I originally posted this in 2011, but since all of my thoughts ring true today I wanted to repost it now. Truth be told, my egg frying skills have improved a little over the past few years, but he's still the master. ;)
Dad,
Almost every time I fry an egg I think of you. I think of the most amazing breakfast's you make us--the potatoes with just the right amount of grease and crispiness, the bacon cooked to perfection, toast lathered with butter and of course the ever perfect fried egg. To this day I can't cook them right. I flip them too early or too late and when I do, they fold into a weird shape and the yolk runs out into the pan. As I dump the blob of what used to be an egg onto my plate I wonder if I'll ever be able to cook them like you do.
There are a lot of other things I wonder if I'll ever be able to do like you. I wonder if I'll ever be able to look at anything and put a spiritual application into it. I wonder if I'll ever have the boldness to declare the name of Jesus Christ like you do. I wonder if I'll have the walk with God like you do, and the heart to help people like you do.
I wonder if you know what an impact the missions trips, special meetings all over the country, the street preaching, door knocking, prayer meetings, devotions and family rap sessions had on my life. I wonder if you know how much I loved our heart-to-heart talks, hung on every word, and even when I disagreed, look back now and think, "he was right."

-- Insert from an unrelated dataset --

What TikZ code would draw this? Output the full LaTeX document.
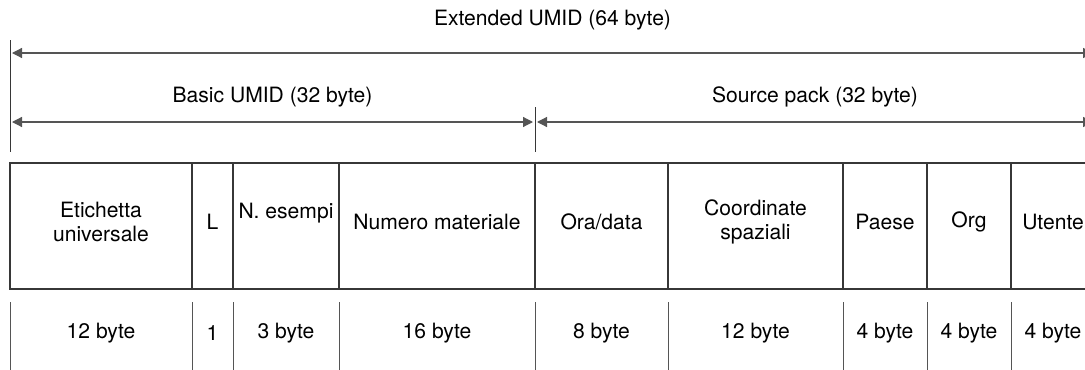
\documentclass[tikz,border=0pt]{standalone}
\usepackage{fontspec}
\setmainfont{TeX Gyre Heros}
\usetikzlibrary{arrows.meta, positioning, calc}
\definecolor{rulegray}{RGB}{55,55,55}
\definecolor{arrowgray}{RGB}{85,85,85}
\tikzset{
  cell/.style={draw=rulegray, line width=1pt, minimum height=3.15cm, inner sep=0pt, outer sep=0pt},
  celltext/.style={align=center, font=\fontsize{15}{16.5}\selectfont, inner sep=1pt},
  bytetext/.style={font=\fontsize{15}{16.5}\selectfont, inner sep=1pt},
  sepline/.style={arrowgray, line width=0.7pt},
  guide/.style={rulegray, line width=0.7pt},
  spanarrow/.style={{Triangle[length=2.5mm, width=2.5mm]}-{Triangle[length=2.5mm, width=2.5mm]}, arrowgray, line width=0.85pt, shorten <=0.05cm, shorten >=0.05cm},
}
\begin{document}
\begin{tikzpicture}[node distance=0pt]
  \useasboundingbox (0,0) rectangle (27.125,9.225);
  % campi del UMID
  \node[cell, minimum width=4.55cm, anchor=north west] (etich) at (0.25,5.15) {};
  \node[cell, minimum width=1.025cm, right=of etich] (lfld) {};
  \node[cell, minimum width=2.65cm, right=of lfld] (esempi) {};
  \node[cell, minimum width=4.9cm, right=of esempi] (numero) {};
  \node[cell, minimum width=3.325cm, right=of numero] (oradata) {};
  \node[cell, minimum width=4.375cm, right=of oradata] (coord) {};
  \node[cell, minimum width=2.1cm, right=of coord] (paese) {};
  \node[cell, minimum width=2.1cm, right=of paese] (org) {};
  \node[cell, minimum width=2.1cm, right=of org] (utente) {};

  \node[celltext] (tetich) at ([yshift=1mm]etich.center) {Etichetta\\universale};
  \node[celltext] (tlfld) at ([yshift=1mm]lfld.center) {L};
  \node[celltext] (tesempi) at ([yshift=3.3mm]esempi.center) {N. esempi};
  \node[celltext] (tnumero) at ([yshift=1mm]numero.center) {Numero materiale};
  \node[celltext] (toradata) at ([yshift=1mm]oradata.center) {Ora/data};
  \node[celltext] (tcoord) at ([yshift=1mm]coord.center) {Coordinate\\spaziali};
  \node[celltext] (tpaese) at ([yshift=1mm]paese.center) {Paese};
  \node[celltext] (torg) at ([yshift=1mm]org.center) {Org};
  \node[celltext] (tutente) at ([yshift=1mm]utente.center) {Utente};

  % lunghezze
  \coordinate (byterow) at (0,0.9);
  \coordinate (sepbot) at (0,-0.1);
  \node[bytetext] (betich) at (etich |- byterow) {12 byte};
  \node[bytetext] (blfld) at (lfld |- byterow) {1};
  \node[bytetext] (besempi) at (esempi |- byterow) {3 byte};
  \node[bytetext] (bnumero) at (numero |- byterow) {16 byte};
  \node[bytetext] (boradata) at (oradata |- byterow) {8 byte};
  \node[bytetext] (bcoord) at (coord |- byterow) {12 byte};
  \node[bytetext] (bpaese) at (paese |- byterow) {4 byte};
  \node[bytetext] (borg) at (org |- byterow) {4 byte};
  \node[bytetext] (butente) at (utente |- byterow) {4 byte};
  \foreach \a in {etich.south west, lfld.south west, esempi.south west, numero.south west, oradata.south west, coord.south west, paese.south west, org.south west, utente.south west, utente.south east}
    \draw[sepline] ([yshift=-3.25mm]\a) -- (\a |- sepbot);

  % estensioni
  \coordinate (extl) at (0.25,7.9);
  \coordinate (extr) at (27.375,7.9);
  \coordinate (basl) at (0.25,6.175);
  \coordinate (mid) at (13.375,6.175);
  \coordinate (srcr) at (27.375,6.175);
  \draw[guide] (0.25,8.225) -- (0.25,5.425);
  \draw[guide] (13.375,6.55) -- (13.375,5.425);
  \draw[spanarrow] (extl) -- (extr);
  \draw[spanarrow] (basl) -- (mid);
  \draw[spanarrow] (mid) -- (srcr);
  \node[bytetext] (extlabel) at ($(extl)!0.5!(extr)+(0,0.825)$) {Extended UMID (64 byte)};
  \node[bytetext] (baslabel) at ($(basl)!0.5!(mid)+(0,0.625)$) {Basic UMID (32 byte)};
  \node[bytetext] (srclabel) at ($(mid)!0.5!(srcr)+(0,0.625)$) {Source pack (32 byte)};
\end{tikzpicture}
\end{document}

I wonder if you know how much I appreciate and admire the love and passion you have for my Mom, even after 27 years of marriage. I wonder if you remember the best birthday of my life--when I turned 17. You woke me up at 5 in the morning after driving an hour in the snow to come back from the men's meeting and take me out to breakfast. For the next few hours we talked and laughed and I thought, "I can't believe he came back for my birthday".
Just 3 years later, I took your arm, the doors opened and the crowd stood as the bridal march was played. It was all a blur but I remember thinking, "this is the day I've dreamed of. My daddy is walking me down the aisle....these are my last moments with him." You gave me away to the new man in my life. My new authority, the one who would take care of me now. I wonder how hard that was for you but I know you were content knowing it was God's will.
Now we live thousands of miles apart but our hearts are more bonded than ever, cherishing the emails, phone calls and visits. And I know that this sounds cliche', but no matter how far apart we are, you're always so close to my heart.
Today, I watched as my little girl sat and waited while her daddy cooked her a fried egg sandwich. She ate it with abandon, the same way I would eat your eggs. Maybe someday she'll write a love letter to him, remembering the eggs, the talks, the trips. I can only pray they have the same relationship that we have.
I love you, dad. I wish I could be with you on this Father's Day, just like I wish I could be with you on every Father's Day. But for now this will have to do.